On Fri, 26 Jul 2024 09:48:58 +0200 Dominique Leuenberger <dimstar@opensuse.org> wrote:
On Fri, 2024-07-26 at 09:37 +0200, josef Reidinger wrote:
Hi, I am just curious who manage the Tumbleweed product? I know that it is do-ocracy, but I am not sure if it works well for product decisions like what to support, what will be default, etc. I would really like to see some steering committee that is entrusted to do such decision, as for installer it will be much easier to have counterpart to ask/discuss product decisions (e.g. also to help new users with pre-selected DE whatever will be ).
Unpopular opinion - but I'd say my team (SUSELabs/Early Adopters) 'owns' the final decisions on the openSUSE Tumbleweed and Leap products. Certainly we try to only act as 'supporting body' for things the community submits and are always happy not having to 'decide for or against' a feature. Whenever people do work to move something, we rather point out technical conflicts; like in the SELinux switch, the 'migration' to the new default will be the tricky/impossible part.

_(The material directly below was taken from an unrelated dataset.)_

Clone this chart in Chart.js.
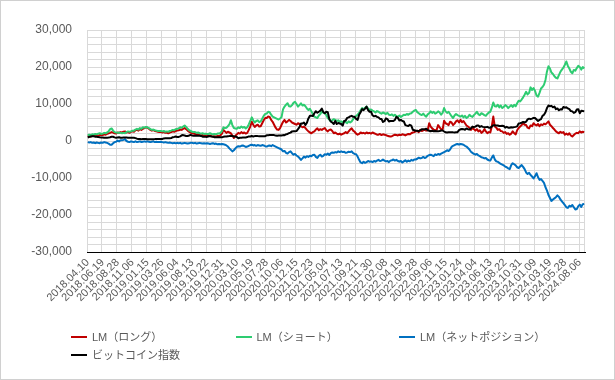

So it will mean that technically TW/Leap is driven by one of SUSE team. That is for me problematic from two points. The first one is that Early Adopters team is basically playground for new technologies for SUSE products, which I am not sure is not always in conflict with users/community interest. And the second reason is that it is not anyway formalized, so I do not expect many people know it ( including me ), that they should contact your team for such decisions ( is it even publicly available who is responsible for what and who is in team? ). For example I mention on my talk on OSC that it would be nice to have for newbies default desktop selected in TW and Leap, to avoid unnecessary confusion for people coming from windows or mac world. So who should I contact for such decision?
There is a weekly "Release Engineering" meeting where aspects for Tumbleweed/Leap/MicroOS/Aeon are being discussed.
https://calendar.opensuse.org/teams/release/events/opensuse-release-engineer...
Meeting minutes are being published weekly to the mailing lists and are kept for reference on etherpad.
I kind of expect that Release Engineering is more about topics regarding issues with releasing product, not about technical directions of product.